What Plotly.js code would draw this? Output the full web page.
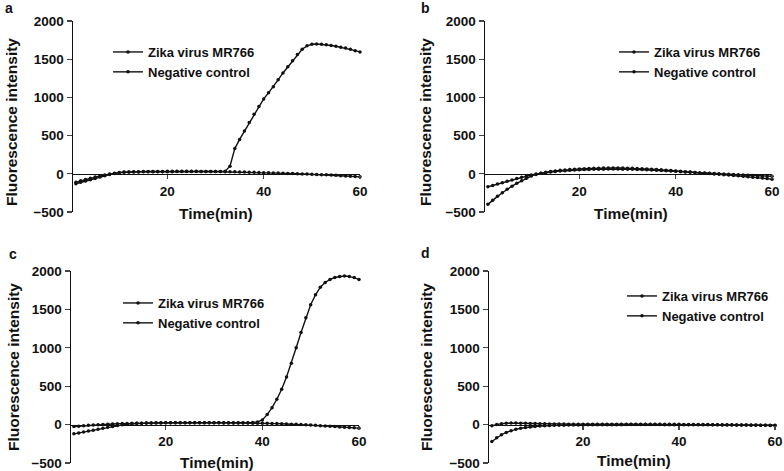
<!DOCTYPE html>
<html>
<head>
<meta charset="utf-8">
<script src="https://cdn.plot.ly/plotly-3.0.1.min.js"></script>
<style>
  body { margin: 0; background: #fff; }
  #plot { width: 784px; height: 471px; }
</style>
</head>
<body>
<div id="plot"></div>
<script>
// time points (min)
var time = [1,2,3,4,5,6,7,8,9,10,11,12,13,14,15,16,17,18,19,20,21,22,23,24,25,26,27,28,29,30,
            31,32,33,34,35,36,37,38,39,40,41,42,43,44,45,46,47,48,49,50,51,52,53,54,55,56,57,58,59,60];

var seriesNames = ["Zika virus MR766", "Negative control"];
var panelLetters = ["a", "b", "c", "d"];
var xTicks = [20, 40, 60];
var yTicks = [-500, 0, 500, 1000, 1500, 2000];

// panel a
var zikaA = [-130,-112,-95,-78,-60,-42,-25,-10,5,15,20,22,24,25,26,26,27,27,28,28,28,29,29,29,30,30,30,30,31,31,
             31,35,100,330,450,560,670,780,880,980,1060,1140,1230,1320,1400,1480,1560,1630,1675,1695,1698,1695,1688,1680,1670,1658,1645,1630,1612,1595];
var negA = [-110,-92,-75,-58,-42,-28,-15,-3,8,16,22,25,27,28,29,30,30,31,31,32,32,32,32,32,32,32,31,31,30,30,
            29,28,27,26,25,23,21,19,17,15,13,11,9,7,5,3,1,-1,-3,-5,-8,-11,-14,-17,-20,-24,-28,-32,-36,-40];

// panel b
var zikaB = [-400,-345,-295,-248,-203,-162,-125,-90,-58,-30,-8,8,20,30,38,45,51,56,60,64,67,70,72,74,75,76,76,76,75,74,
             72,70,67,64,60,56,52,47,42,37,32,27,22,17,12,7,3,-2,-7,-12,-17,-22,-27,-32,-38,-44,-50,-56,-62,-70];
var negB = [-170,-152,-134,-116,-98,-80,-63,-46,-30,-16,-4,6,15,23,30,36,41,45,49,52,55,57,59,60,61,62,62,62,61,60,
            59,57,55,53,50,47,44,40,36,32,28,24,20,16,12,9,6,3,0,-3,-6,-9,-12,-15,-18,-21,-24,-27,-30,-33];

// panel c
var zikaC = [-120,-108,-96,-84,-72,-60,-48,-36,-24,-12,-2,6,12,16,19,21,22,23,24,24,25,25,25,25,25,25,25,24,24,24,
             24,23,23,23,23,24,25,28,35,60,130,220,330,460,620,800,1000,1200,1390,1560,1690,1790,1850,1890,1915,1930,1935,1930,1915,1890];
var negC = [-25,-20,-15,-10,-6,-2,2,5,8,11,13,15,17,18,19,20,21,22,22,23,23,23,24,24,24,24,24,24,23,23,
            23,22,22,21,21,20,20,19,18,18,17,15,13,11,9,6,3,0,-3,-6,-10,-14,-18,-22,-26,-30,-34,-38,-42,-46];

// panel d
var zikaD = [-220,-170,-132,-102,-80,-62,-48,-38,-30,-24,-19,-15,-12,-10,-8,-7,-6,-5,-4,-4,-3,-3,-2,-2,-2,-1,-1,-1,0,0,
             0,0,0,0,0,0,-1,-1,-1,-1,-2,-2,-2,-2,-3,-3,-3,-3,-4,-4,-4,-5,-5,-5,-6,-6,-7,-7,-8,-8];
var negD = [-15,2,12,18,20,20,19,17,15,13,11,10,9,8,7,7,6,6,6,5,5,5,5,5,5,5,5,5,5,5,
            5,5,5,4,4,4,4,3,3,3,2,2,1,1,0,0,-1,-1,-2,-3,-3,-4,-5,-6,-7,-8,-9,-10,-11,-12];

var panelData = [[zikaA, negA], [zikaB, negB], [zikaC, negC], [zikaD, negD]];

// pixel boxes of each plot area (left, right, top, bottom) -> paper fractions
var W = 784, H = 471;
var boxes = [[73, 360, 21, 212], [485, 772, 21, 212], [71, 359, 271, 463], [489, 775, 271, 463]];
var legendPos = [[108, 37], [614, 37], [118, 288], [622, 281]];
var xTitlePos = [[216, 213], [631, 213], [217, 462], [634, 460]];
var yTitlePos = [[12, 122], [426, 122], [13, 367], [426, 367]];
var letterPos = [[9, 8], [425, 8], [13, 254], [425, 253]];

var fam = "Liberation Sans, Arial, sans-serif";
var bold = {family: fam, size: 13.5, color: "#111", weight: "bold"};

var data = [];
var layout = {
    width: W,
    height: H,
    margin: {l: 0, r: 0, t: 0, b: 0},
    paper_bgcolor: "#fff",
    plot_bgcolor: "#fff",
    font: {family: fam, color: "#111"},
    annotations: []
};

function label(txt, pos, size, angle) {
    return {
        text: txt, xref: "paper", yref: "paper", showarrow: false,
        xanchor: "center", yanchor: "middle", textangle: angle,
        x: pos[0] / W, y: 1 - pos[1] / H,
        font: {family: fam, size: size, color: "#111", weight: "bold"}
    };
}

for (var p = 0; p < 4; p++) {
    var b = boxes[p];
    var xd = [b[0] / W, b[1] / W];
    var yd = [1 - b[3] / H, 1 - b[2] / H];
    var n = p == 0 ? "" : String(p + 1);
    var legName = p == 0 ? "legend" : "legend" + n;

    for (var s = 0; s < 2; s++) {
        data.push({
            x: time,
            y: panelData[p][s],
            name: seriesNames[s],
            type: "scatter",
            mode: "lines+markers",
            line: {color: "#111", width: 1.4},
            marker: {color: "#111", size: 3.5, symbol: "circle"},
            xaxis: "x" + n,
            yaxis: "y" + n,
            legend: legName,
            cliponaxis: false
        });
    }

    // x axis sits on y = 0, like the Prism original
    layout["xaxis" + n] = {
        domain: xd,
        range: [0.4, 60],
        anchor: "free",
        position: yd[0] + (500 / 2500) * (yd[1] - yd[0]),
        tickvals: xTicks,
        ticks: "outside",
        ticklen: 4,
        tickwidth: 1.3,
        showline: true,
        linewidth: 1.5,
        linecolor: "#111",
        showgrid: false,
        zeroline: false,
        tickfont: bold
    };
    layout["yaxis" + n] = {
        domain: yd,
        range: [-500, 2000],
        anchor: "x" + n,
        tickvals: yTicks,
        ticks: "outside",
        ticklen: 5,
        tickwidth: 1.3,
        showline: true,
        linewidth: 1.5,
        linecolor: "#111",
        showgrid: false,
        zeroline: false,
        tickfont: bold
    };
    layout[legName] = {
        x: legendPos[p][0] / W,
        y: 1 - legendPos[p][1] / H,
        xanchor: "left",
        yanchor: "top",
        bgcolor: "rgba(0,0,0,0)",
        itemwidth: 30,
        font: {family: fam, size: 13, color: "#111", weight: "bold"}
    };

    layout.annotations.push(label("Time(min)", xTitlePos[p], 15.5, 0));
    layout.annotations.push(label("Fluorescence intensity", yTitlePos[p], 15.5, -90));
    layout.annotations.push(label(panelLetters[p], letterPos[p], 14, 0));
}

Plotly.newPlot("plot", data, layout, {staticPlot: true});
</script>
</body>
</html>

**Goal of the exercise**
Reproduce each line word for word and drop the pictures.

**Complete output**
What Plotly.js code would draw this? Output the full web page.
<!DOCTYPE html>
<html>
<head>
<meta charset="utf-8">
<script src="https://cdn.plot.ly/plotly-3.0.1.min.js"></script>
<style>
  body { margin: 0; background: #fff; }
  #plot { width: 784px; height: 471px; }
</style>
</head>
<body>
<div id="plot"></div>
<script>
// time points (min)
var time = [1,2,3,4,5,6,7,8,9,10,11,12,13,14,15,16,17,18,19,20,21,22,23,24,25,26,27,28,29,30,
            31,32,33,34,35,36,37,38,39,40,41,42,43,44,45,46,47,48,49,50,51,52,53,54,55,56,57,58,59,60];

var seriesNames = ["Zika virus MR766", "Negative control"];
var panelLetters = ["a", "b", "c", "d"];
var xTicks = [20, 40, 60];
var yTicks = [-500, 0, 500, 1000, 1500, 2000];

// panel a
var zikaA = [-130,-112,-95,-78,-60,-42,-25,-10,5,15,20,22,24,25,26,26,27,27,28,28,28,29,29,29,30,30,30,30,31,31,
             31,35,100,330,450,560,670,780,880,980,1060,1140,1230,1320,1400,1480,1560,1630,1675,1695,1698,1695,1688,1680,1670,1658,1645,1630,1612,1595];
var negA = [-110,-92,-75,-58,-42,-28,-15,-3,8,16,22,25,27,28,29,30,30,31,31,32,32,32,32,32,32,32,31,31,30,30,
            29,28,27,26,25,23,21,19,17,15,13,11,9,7,5,3,1,-1,-3,-5,-8,-11,-14,-17,-20,-24,-28,-32,-36,-40];

// panel b
var zikaB = [-400,-345,-295,-248,-203,-162,-125,-90,-58,-30,-8,8,20,30,38,45,51,56,60,64,67,70,72,74,75,76,76,76,75,74,
             72,70,67,64,60,56,52,47,42,37,32,27,22,17,12,7,3,-2,-7,-12,-17,-22,-27,-32,-38,-44,-50,-56,-62,-70];
var negB = [-170,-152,-134,-116,-98,-80,-63,-46,-30,-16,-4,6,15,23,30,36,41,45,49,52,55,57,59,60,61,62,62,62,61,60,
            59,57,55,53,50,47,44,40,36,32,28,24,20,16,12,9,6,3,0,-3,-6,-9,-12,-15,-18,-21,-24,-27,-30,-33];

// panel c
var zikaC = [-120,-108,-96,-84,-72,-60,-48,-36,-24,-12,-2,6,12,16,19,21,22,23,24,24,25,25,25,25,25,25,25,24,24,24,
             24,23,23,23,23,24,25,28,35,60,130,220,330,460,620,800,1000,1200,1390,1560,1690,1790,1850,1890,1915,1930,1935,1930,1915,1890];
var negC = [-25,-20,-15,-10,-6,-2,2,5,8,11,13,15,17,18,19,20,21,22,22,23,23,23,24,24,24,24,24,24,23,23,
            23,22,22,21,21,20,20,19,18,18,17,15,13,11,9,6,3,0,-3,-6,-10,-14,-18,-22,-26,-30,-34,-38,-42,-46];

// panel d
var zikaD = [-220,-170,-132,-102,-80,-62,-48,-38,-30,-24,-19,-15,-12,-10,-8,-7,-6,-5,-4,-4,-3,-3,-2,-2,-2,-1,-1,-1,0,0,
             0,0,0,0,0,0,-1,-1,-1,-1,-2,-2,-2,-2,-3,-3,-3,-3,-4,-4,-4,-5,-5,-5,-6,-6,-7,-7,-8,-8];
var negD = [-15,2,12,18,20,20,19,17,15,13,11,10,9,8,7,7,6,6,6,5,5,5,5,5,5,5,5,5,5,5,
            5,5,5,4,4,4,4,3,3,3,2,2,1,1,0,0,-1,-1,-2,-3,-3,-4,-5,-6,-7,-8,-9,-10,-11,-12];

var panelData = [[zikaA, negA], [zikaB, negB], [zikaC, negC], [zikaD, negD]];

// pixel boxes of each plot area (left, right, top, bottom) -> paper fractions
var W = 784, H = 471;
var boxes = [[73, 360, 21, 212], [485, 772, 21, 212], [71, 359, 271, 463], [489, 775, 271, 463]];
var legendPos = [[108, 37], [614, 37], [118, 288], [622, 281]];
var xTitlePos = [[216, 213], [631, 213], [217, 462], [634, 460]];
var yTitlePos = [[12, 122], [426, 122], [13, 367], [426, 367]];
var letterPos = [[9, 8], [425, 8], [13, 254], [425, 253]];

var fam = "Liberation Sans, Arial, sans-serif";
var bold = {family: fam, size: 13.5, color: "#111", weight: "bold"};

var data = [];
var layout = {
    width: W,
    height: H,
    margin: {l: 0, r: 0, t: 0, b: 0},
    paper_bgcolor: "#fff",
    plot_bgcolor: "#fff",
    font: {family: fam, color: "#111"},
    annotations: []
};

function label(txt, pos, size, angle) {
    return {
        text: txt, xref: "paper", yref: "paper", showarrow: false,
        xanchor: "center", yanchor: "middle", textangle: angle,
        x: pos[0] / W, y: 1 - pos[1] / H,
        font: {family: fam, size: size, color: "#111", weight: "bold"}
    };
}

for (var p = 0; p < 4; p++) {
    var b = boxes[p];
    var xd = [b[0] / W, b[1] / W];
    var yd = [1 - b[3] / H, 1 - b[2] / H];
    var n = p == 0 ? "" : String(p + 1);
    var legName = p == 0 ? "legend" : "legend" + n;

    for (var s = 0; s < 2; s++) {
        data.push({
            x: time,
            y: panelData[p][s],
            name: seriesNames[s],
            type: "scatter",
            mode: "lines+markers",
            line: {color: "#111", width: 1.4},
            marker: {color: "#111", size: 3.5, symbol: "circle"},
            xaxis: "x" + n,
            yaxis: "y" + n,
            legend: legName,
            cliponaxis: false
        });
    }

    // x axis sits on y = 0, like the Prism original
    layout["xaxis" + n] = {
        domain: xd,
        range: [0.4, 60],
        anchor: "free",
        position: yd[0] + (500 / 2500) * (yd[1] - yd[0]),
        tickvals: xTicks,
        ticks: "outside",
        ticklen: 4,
        tickwidth: 1.3,
        showline: true,
        linewidth: 1.5,
        linecolor: "#111",
        showgrid: false,
        zeroline: false,
        tickfont: bold
    };
    layout["yaxis" + n] = {
        domain: yd,
        range: [-500, 2000],
        anchor: "x" + n,
        tickvals: yTicks,
        ticks: "outside",
        ticklen: 5,
        tickwidth: 1.3,
        showline: true,
        linewidth: 1.5,
        linecolor: "#111",
        showgrid: false,
        zeroline: false,
        tickfont: bold
    };
    layout[legName] = {
        x: legendPos[p][0] / W,
        y: 1 - legendPos[p][1] / H,
        xanchor: "left",
        yanchor: "top",
        bgcolor: "rgba(0,0,0,0)",
        itemwidth: 30,
        font: {family: fam, size: 13, color: "#111", weight: "bold"}
    };

    layout.annotations.push(label("Time(min)", xTitlePos[p], 15.5, 0));
    layout.annotations.push(label("Fluorescence intensity", yTitlePos[p], 15.5, -90));
    layout.annotations.push(label(panelLetters[p], letterPos[p], 14, 0));
}

Plotly.newPlot("plot", data, layout, {staticPlot: true});
</script>
</body>
</html>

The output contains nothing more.